Die Israelis sollen wieder wählen gehen. Dieses Mal allerdings, um in Direktwahlen den Premierminister zu bestimmen.
Am Montag brachte die streng religiöse Schas-Partei den Vorschlag in der Knesset ein. Angeblich soll so der politische Stillstand aufgelöst werden. Denn nach fast einem Monat gibt es in Israel noch immer keine regierungsfähige Koalition.
LÖSUNG Premier Netanjahu unterstützt die Idee und erklärte, »es gibt eine Lösung«. Statt eine Koalition zu formen, werde der Premierminister direkt vom Volk gewählt, fügte er noch hinzu. Und der soll natürlich Benjamin Netanjahu heißen. Die Knesset müsste in diesem Fall nicht aufgelöst werden. Eine Direktwahl könnte binnen 30 Tagen nach der Annahme des Vorschlags stattfinden.
Netanjahu hatte vor zwei Wochen von Präsident Reuven Rivlin das Mandat erhalten, eine Regierung zu bilden, dies ist ihm bislang jedoch nicht gelungen.
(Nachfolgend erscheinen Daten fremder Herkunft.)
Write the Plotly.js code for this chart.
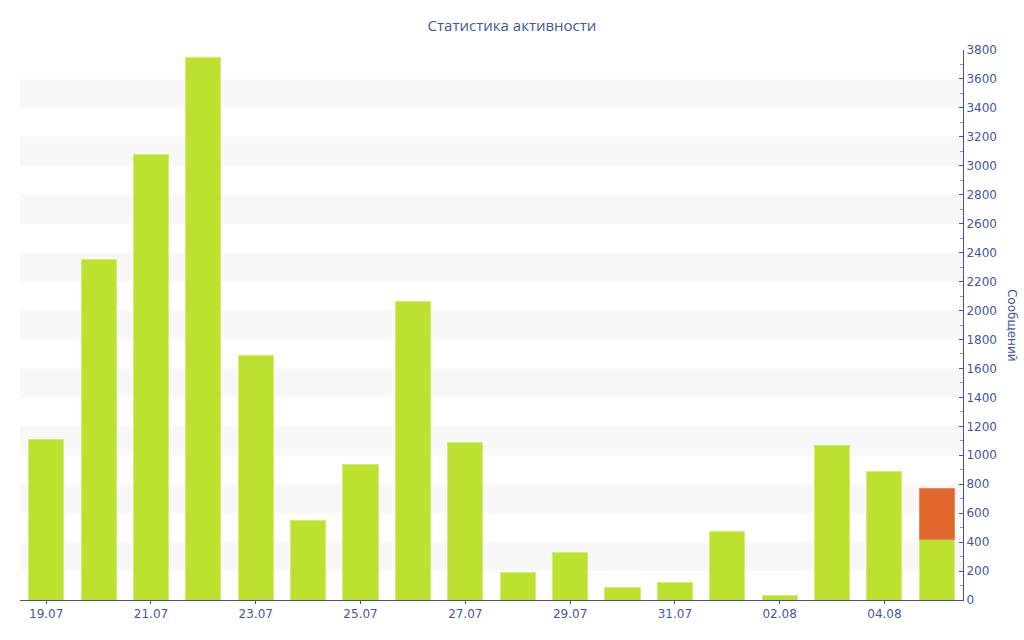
<!DOCTYPE html>
<html>
<head>
<meta charset="utf-8">
<script src="https://cdn.plot.ly/plotly-3.0.1.min.js"></script>
<style>
  html, body { margin: 0; padding: 0; background: #fff; }
  #chart { width: 1024px; height: 640px; }
</style>
</head>
<body>
<div id="chart"></div>
<script>
// days shown on the x axis
var days = ['19.07', '20.07', '21.07', '22.07', '23.07', '24.07', '25.07', '26.07', '27.07',
            '28.07', '29.07', '30.07', '31.07', '01.08', '02.08', '03.08', '04.08', '05.08'];
// messages per day (green) and the extra part of the last day (orange)
var messages = [1110, 2355, 3080, 3745, 1690, 550, 935, 2060, 1090,
                190, 330, 85, 120, 475, 30, 1065, 890, 415];
var extra = [null, null, null, null, null, null, null, null, null,
             null, null, null, null, null, null, null, null, 355];
// labelled days on the x axis
var dayTicks = ['19.07', '21.07', '23.07', '25.07', '27.07', '29.07', '31.07', '02.08', '04.08'];
var yMax = 3800;

var axisColor = '#3f51a0';
var textColor = '#44579e';

var main = {
  x: days,
  y: messages,
  type: 'bar',
  marker: { color: '#bde12f', line: { color: '#d3ec78', width: 1 } },
  hoverinfo: 'x+y'
};

var rest = {
  x: days,
  y: extra,
  type: 'bar',
  marker: { color: '#e0662e', line: { color: '#e98a5c', width: 1 } },
  hoverinfo: 'x+y'
};

// light grey bands every other 200 step
var bands = [];
for (var v = 200; v < yMax; v += 400) {
  bands.push({
    type: 'rect', xref: 'paper', yref: 'y', x0: 0, x1: 1, y0: v, y1: v + 200,
    fillcolor: '#f8f8f8', line: { width: 0 }, layer: 'below'
  });
}

var layout = {
  width: 1024,
  height: 640,
  margin: { l: 20, r: 61, t: 50, b: 40 },
  paper_bgcolor: '#ffffff',
  plot_bgcolor: '#ffffff',
  showlegend: false,
  barmode: 'stack',
  bargap: 0.33,
  font: { family: 'DejaVu Sans, Verdana, sans-serif', size: 12, color: textColor },
  title: {
    text: 'Статистика активности',
    font: { family: 'Open Sans, sans-serif', size: 15, color: textColor },
    x: 0.5, xanchor: 'center', y: 0.96, yanchor: 'middle'
  },
  xaxis: {
    type: 'category',
    range: [-0.5, days.length - 0.5],
    tickvals: dayTicks,
    ticktext: dayTicks,
    ticks: 'outside', ticklen: 3, tickcolor: axisColor,
    showline: true, linecolor: axisColor, linewidth: 1,
    showgrid: false, zeroline: false,
    tickfont: { size: 12, color: textColor }
  },
  yaxis: {
    side: 'right',
    range: [0, yMax],
    dtick: 200,
    ticks: 'inside', ticklen: 4, tickcolor: axisColor,
    minor: { dtick: 100, ticks: 'inside', ticklen: 3, tickcolor: '#8a94c0', showgrid: false },
    showline: true, linecolor: axisColor, linewidth: 1,
    showgrid: false, zeroline: false,
    ticklabelstandoff: 0,
    tickfont: { size: 12, color: textColor }
  },
  shapes: bands,
  annotations: [{
    text: 'Сообщений', xref: 'paper', yref: 'paper', x: 1.052, y: 0.5,
    xanchor: 'center', yanchor: 'middle', textangle: 90, showarrow: false,
    font: { size: 12, color: textColor }
  }]
};

Plotly.newPlot('chart', [main, rest], layout, { displayModeBar: false });
</script>
</body>
</html>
Sein Block aus Religiösen und Rechten müsste von der islamischen Partei Raam unterstützt werden, um die benötigten 61 Sitze zu erhalten. Dies aber wird vehement von der Rechtsaußen-Partei Religiöser Zionismus abgelehnt.
»Es ist absurd, dass Bennett Premierminister sein will.«
Ministerpräsident Benjamin Netanjahu
Zünglein an der Waage ist nach wie vor auch Jamina von Naftali Bennett. Doch auch mit seiner Beteiligung hätte der Rechtsblock lediglich 59 Sitze.
TREFFEN Einerseits würde Bennett gern selbst auf dem Chefsessel Platz nehmen, andererseits wolle er kein Teil einer »Linksregierung« gemeinsam mit Yair Lapid sein, wie er in der vergangenen Woche klarmachte.
Netanjahu war wiederholt mit Bennett zusammengekommen, um ihn zum Beitritt zu seiner Koalition zu drängen. Kurz nach dem letzten Treffen wetterte Netanjahu dann jedoch: »Es ist absurd, dass Bennett Premierminister sein will.« Es ist kein Geheimnis, dass sich die beiden persönlich alles andere als gut verstehen.
Der Vorsitzende der Zentrumspartei Blau-Weiß, Benny Gantz, warnte Bennett, dass Netanjahu keine »Verhandlungen, sondern ihn stattdessen moralisch und politisch zerstören will«. Er selbst hatte das am eigenen Leib zu spüren bekommen, als er eine Notstands-Regierung mit Netanjahu inmitten der Corona-Pandemie eingegangen war und in fast jeder Angelegenheit vom Ministerpräsidenten übergangen wurde.
CHANCE Währenddessen wartet Lapid, Chef von Jesch Atid, derzeit auf seine Chance, eine Regierung zu bilden. Er nennt sie »Einheitsregierung«, an der sowohl linke wie rechte Parteien beteiligt wären. Der Präsident könnte ihm in zwei Wochen, wenn Netanjahu bis dahin noch immer keine Regierung gebildet hat, das Mandat dafür übertragen. Lapid war von 45 Parlamentariern als Ministerpräsident vorgeschlagen worden.
Selbst wenn die Knesset die Direktwahl zum Premier zulässt, bedeutet es nicht, dass eine Auflösung des politischen Stillstands in Jerusalem garantiert ist. Denn nach wie vor wird Netanjahu 61 Sitze in der Knesset für eine Koalition brauchen, um überhaupt regieren zu können. Und woher er die bekommen soll, erklärte er nicht.